Considérant ce qui suit :

1. Par un avis d'appel public à la concurrence publié le 29 novembre 2020 au Bulletin officiel des annonces des marchés publics (BOAMP) et le 2 décembre 2020 au Journal officiel de l'Union Européenne (JOUE), le Centre régional des œuvres universitaires et scolaires (CROUS) d'Aix-Marseille-Avignon a lancé un appel d'offres en vue de l'attribution d'un marché de travaux portant sur la réhabilitation des bâtiments K et G du site des Douanes à Marseille afin d'y intégrer au total cinquante-huit appartements, dont quatre logements pour personnes à mobilité réduite et un logement de fonction. Le 10 mars 2021, le CROUS a notifié à la société GER Plomberie le rejet de son offre présentée pour le lot n° 3 de ce marché, portant sur les prestations de plomberie, chauffage et VMC, et l'attribution de ce lot à la société SNEF. Le CROUS et la société SNEF ont conclu le contrat le 2 avril 2021. La société GER Plomberie a saisi le tribunal administratif de Marseille d'une action en contestation de validité de ce contrat, ainsi que d'une action tendant à l'indemnisation du préjudice résultant de son éviction. Par le jugement attaqué, dont la société GER Plomberie relève appel, le tribunal administratif a rejeté ces demandes en retenant que " l'offre de la société requérante était irrégulière " et que, dès lors, la société " n'est ainsi pas susceptible d'avoir été lésée par les différents manquements qu'elle invoque, relatifs [à] l'imprécision alléguée du sous-critère " fiches produits " et à son évaluation par le CROUS ".

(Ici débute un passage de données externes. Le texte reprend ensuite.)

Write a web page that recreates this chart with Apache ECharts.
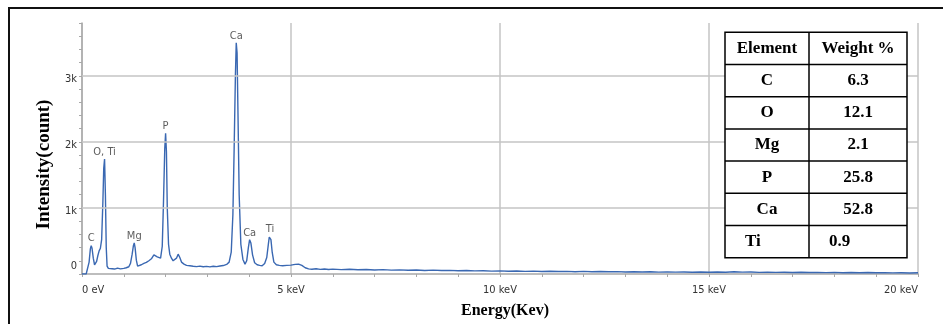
<!DOCTYPE html>
<html><head><meta charset="utf-8">
<script src="https://cdn.jsdelivr.net/npm/echarts@6/dist/echarts.min.js"></script>
<style>html,body{margin:0;padding:0;background:#fff}#c{width:943px;height:324px}</style>
</head><body><div id="c"></div>
<script>
// ---- spectrum data (energy in keV, intensity in counts) ----
const energyKeV = [
  0, 0.05, 0.10, 0.13, 0.17, 0.20, 0.22, 0.24, 0.27, 0.30, 0.32, 0.35, 0.38, 0.41, 0.44, 0.47, 0.50, 0.52, 0.54, 0.56, 0.58, 0.60, 0.63,
  0.67, 0.72, 0.78, 0.85, 0.92, 1.00, 1.06, 1.12, 1.16, 1.20, 1.23, 1.25, 1.27, 1.30, 1.33, 1.37,
  1.42, 1.48, 1.54, 1.60, 1.66, 1.72, 1.76, 1.80, 1.84, 1.88, 1.92, 1.95, 1.98, 2.00, 2.02, 2.04, 2.07, 2.10,
  2.14, 2.18, 2.22, 2.26, 2.30, 2.34, 2.38, 2.44, 2.50, 2.58, 2.66, 2.74, 2.82, 2.90, 2.98, 3.06, 3.14, 3.22, 3.30, 3.38, 3.46,
  3.52, 3.57, 3.61, 3.64, 3.67, 3.69, 3.71, 3.73, 3.76, 3.80, 3.85, 3.90, 3.94, 3.98, 4.01, 4.04, 4.08, 4.13,
  4.19, 4.25, 4.31, 4.37, 4.42, 4.46, 4.48, 4.50, 4.52, 4.55, 4.59, 4.65, 4.72, 4.80, 4.90, 5.00, 5.10, 5.18, 5.26, 5.34, 5.42, 5.50, 5.60, 5.70, 5.80, 5.90, 6.00,
  6.2, 6.4, 6.6, 6.8, 7.0, 7.2, 7.4, 7.6, 7.8, 8.0,
  8.2, 8.4, 8.6, 8.8, 9.0, 9.2, 9.4, 9.6, 9.8, 10.0,
  10.2, 10.4, 10.6, 10.8, 11.0, 11.2, 11.4, 11.6, 11.8, 12.0,
  12.2, 12.4, 12.6, 12.8, 13.0, 13.2, 13.4, 13.6, 13.8, 14.0,
  14.2, 14.4, 14.6, 14.8, 15.0, 15.2, 15.4, 15.6, 15.8, 16.0,
  16.2, 16.4, 16.6, 16.8, 17.0, 17.2, 17.4, 17.6, 17.8, 18.0,
  18.2, 18.4, 18.6, 18.8, 19.0, 19.2, 19.4, 19.6, 19.8, 20.0
];
const counts = [
  0, 0, 0, 10, 180, 380, 430, 390, 240, 140, 125, 190, 280, 350, 390, 520, 1100, 1600, 1740, 1200, 400, 120, 85,
  70, 80, 75, 90, 78, 85, 95, 110, 160, 300, 430, 470, 400, 210, 120, 125,
  140, 160, 175, 200, 230, 290, 310, 260, 230, 240, 420, 1100, 1900, 2130, 1850, 1000, 450, 300,
  240, 200, 190, 240, 300, 250, 180, 150, 130, 125, 118, 112, 120, 110, 116, 108, 118, 112, 122, 128, 145,
  180, 330, 900, 1900, 3000, 3500, 3350, 2500, 1200, 450, 220, 150, 200, 400, 520, 470, 290, 170,
  140, 130, 125, 160, 250, 460, 560, 580, 520, 330, 180, 140, 130, 125, 130, 135, 145, 150, 130, 95, 78, 72, 80, 70, 76, 68, 74,
  66, 72, 64, 68, 61, 66, 58, 63, 57, 60,
  54, 58, 52, 55, 49, 53, 47, 50, 44, 47,
  42, 45, 40, 44, 38, 42, 37, 40, 35, 39,
  34, 37, 33, 36, 31, 35, 30, 33, 29, 32,
  28, 31, 27, 30, 26, 30, 27, 33, 28, 31,
  25, 28, 24, 27, 23, 26, 22, 25, 21, 24,
  20, 23, 19, 22, 18, 21, 17, 20, 16, 18
];
// ---- peak annotations ----
const peakNames  = ['C', 'O, Ti', 'Mg', 'P', 'Ca', 'Ca', 'Ti'];
const peakEnergy = [0.22, 0.54, 1.25, 2.00, 3.69, 4.01, 4.50];
const peakCounts = [430, 1740, 470, 2130, 3500, 520, 580];
// ---- axis ticks ----
const xLabelValues = [0, 5, 10, 15, 20];
const yLabelValues = [0, 1000, 2000, 3000];
// ---- composition table ----
const tableHeader   = ['Element', 'Weight %'];
const tableElements = ['C', 'O', 'Mg', 'P', 'Ca', 'Ti'];
const tableWeights  = ['6.3', '12.1', '2.1', '25.8', '52.8', '0.9'];

const narrow = '"Liberation Sans Narrow", "DejaVu Sans Condensed", "Roboto", sans-serif';
const serif = '"Liberation Serif", "DejaVu Serif", serif';

const spectrum = energyKeV.map((e, i) => [e, counts[i]]);

// table graphic
const tX = 725, tW = 182, tCol = 84, tY = 32.3, rowH = 32.2;
const nRows = tableElements.length + 1;
const tableGraphic = [];
tableGraphic.push({ type: 'rect', shape: { x: tX, y: tY, width: tW, height: rowH * nRows }, style: { fill: '#fff', stroke: '#000', lineWidth: 1.5 }, z: 10 });
for (let r = 1; r < nRows; r++) {
  tableGraphic.push({ type: 'line', shape: { x1: tX, y1: tY + r * rowH, x2: tX + tW, y2: tY + r * rowH }, style: { stroke: '#000', lineWidth: 1.5 }, z: 11 });
}
tableGraphic.push({ type: 'line', shape: { x1: tX + tCol, y1: tY, x2: tX + tCol, y2: tY + rowH * nRows }, style: { stroke: '#000', lineWidth: 1.5 }, z: 11 });
const cellFont = 'bold 17px ' + serif;
function cellText(txt, x, y, align) {
  return { type: 'text', x: x, y: y, z: 12, style: { text: txt, font: cellFont, fill: '#000', align: align, verticalAlign: 'middle' } };
}
tableGraphic.push(cellText(tableHeader[0], tX + tCol / 2, tY + rowH / 2, 'center'));
tableGraphic.push(cellText(tableHeader[1], tX + tCol + (tW - tCol) / 2, tY + rowH / 2, 'center'));
tableElements.forEach((el, i) => {
  const cy = tY + (i + 1.5) * rowH;
  const last = i === tableElements.length - 1;
  tableGraphic.push(cellText(el, last ? tX + 20 : tX + tCol / 2, cy, last ? 'left' : 'center'));
  tableGraphic.push(cellText(tableWeights[i], last ? tX + tCol + 20 : tX + tCol + (tW - tCol) / 2, cy, last ? 'left' : 'center'));
});

const chart = echarts.init(document.getElementById('c'), null, { renderer: 'canvas' });
chart.setOption({
  animation: false,
  backgroundColor: '#fff',
  grid: { left: 82, right: 25, top: 23, bottom: 47, containLabel: false },
  xAxis: {
    type: 'value', min: 0, max: 20, interval: 5,
    axisLine: { show: true, lineStyle: { color: '#a8a8a8', width: 1.5 } },
    axisTick: { show: true, length: 3, lineStyle: { color: '#a8a8a8' } },
    minorTick: { show: true, splitNumber: 5, length: 3, lineStyle: { color: '#a8a8a8' } },
    splitLine: { show: true, lineStyle: { color: '#c4c4c4', width: 1.5 } },
    axisLabel: {
      margin: 11, fontSize: 11, color: '#333', fontFamily: narrow,
      alignMinLabel: 'left', alignMaxLabel: 'right',
      formatter: v => xLabelValues.includes(v) ? (v === 0 ? '0 eV' : v + ' keV') : ''
    },
    name: 'Energy(Kev)', nameLocation: 'middle', nameGap: 29,
    nameTextStyle: { fontFamily: serif, fontWeight: 'bold', fontSize: 16, color: '#000', padding: [0, 0, 0, 10] }
  },
  yAxis: {
    type: 'value', min: 0, max: 3800, interval: 200,
    axisLine: { show: true, lineStyle: { color: '#a8a8a8', width: 1.5 } },
    axisTick: { show: true, length: 3, lineStyle: { color: '#a8a8a8' } },
    splitLine: { show: false },
    axisLabel: {
      margin: 5, fontSize: 11, color: '#333', fontFamily: narrow,
      formatter: v => yLabelValues.includes(v) ? (v === 0 ? '{z|0}' : '{k|' + (v / 1000) + 'k}') : '',
      rich: {
        z: { fontSize: 11, color: '#333', fontFamily: narrow, padding: [0, 0, 15, 0] },
        k: { fontSize: 11, color: '#333', fontFamily: narrow, padding: [6, 0, 0, 0] }
      }
    },
    name: 'Intensity(count)', nameLocation: 'middle', nameGap: 22,
    nameTextStyle: { fontFamily: serif, fontWeight: 'bold', fontSize: 19, color: '#000', padding: [0, 32, 0, 0] }
  },
  series: [
    {
      type: 'line', data: [], z: 1, silent: true,
      markLine: {
        silent: true, symbol: 'none', animation: false,
        label: { show: false },
        lineStyle: { color: '#c4c4c4', width: 1.5, type: 'solid' },
        data: yLabelValues.filter(v => v > 0).map(v => ({ yAxis: v }))
      }
    },
    {
      type: 'line', data: spectrum, showSymbol: false, z: 3,
      lineStyle: { color: '#3a68b2', width: 1.4 }
    },
    {
      type: 'scatter', z: 4, symbolSize: 1, itemStyle: { color: 'rgba(0,0,0,0)' },
      data: peakEnergy.map((e, i) => ({ value: [e, peakCounts[i]], name: peakNames[i] })),
      label: { show: true, position: 'top', distance: 1, formatter: '{b}', fontSize: 11, color: '#333', fontFamily: narrow }
    }
  ],
  graphic: [
    { type: 'rect', shape: { x: 9, y: 8, width: 945, height: 340 }, style: { fill: 'none', stroke: '#111', lineWidth: 2 }, z: 20, silent: true },
    ...tableGraphic
  ]
});
</script></body></html>
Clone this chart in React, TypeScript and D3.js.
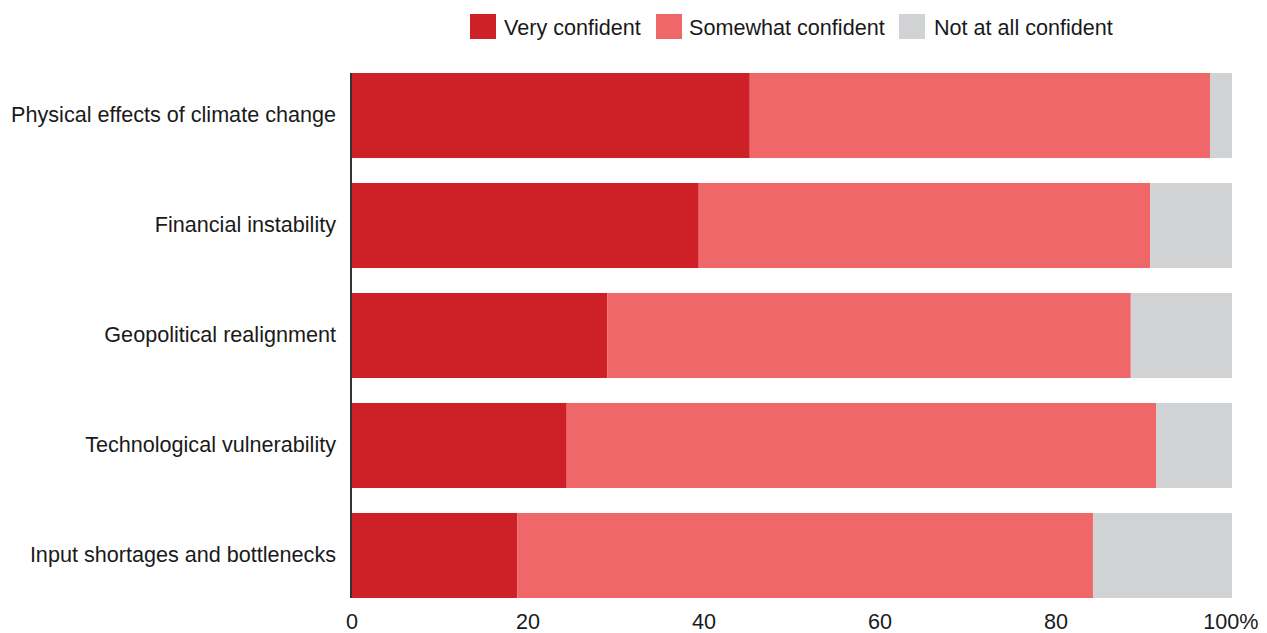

Sur la demande de résiliation :

2. A la date à laquelle le tribunal administratif a statué, le marché public en litige avait été entièrement exécuté. En statuant au fond sur la demande de résiliation, au lieu de constater le non-lieu à statuer sur cette demande, le tribunal administratif a entaché son jugement d'irrégularité. Il y a donc lieu pour la Cour de l'annuler puis, évoquant l'affaire, de constater que cette demande de résiliation est devenue sans objet.

Sur les autres demandes :

En ce qui concerne le cadre juridique :

3. D'une part, tout tiers à un contrat administratif susceptible d'être lésé dans ses intérêts de façon suffisamment directe et certaine par sa passation ou ses clauses est recevable à former devant le juge du contrat un recours de pleine juridiction contestant la validité du contrat ou de certaines de ses clauses non réglementaires qui en sont divisibles.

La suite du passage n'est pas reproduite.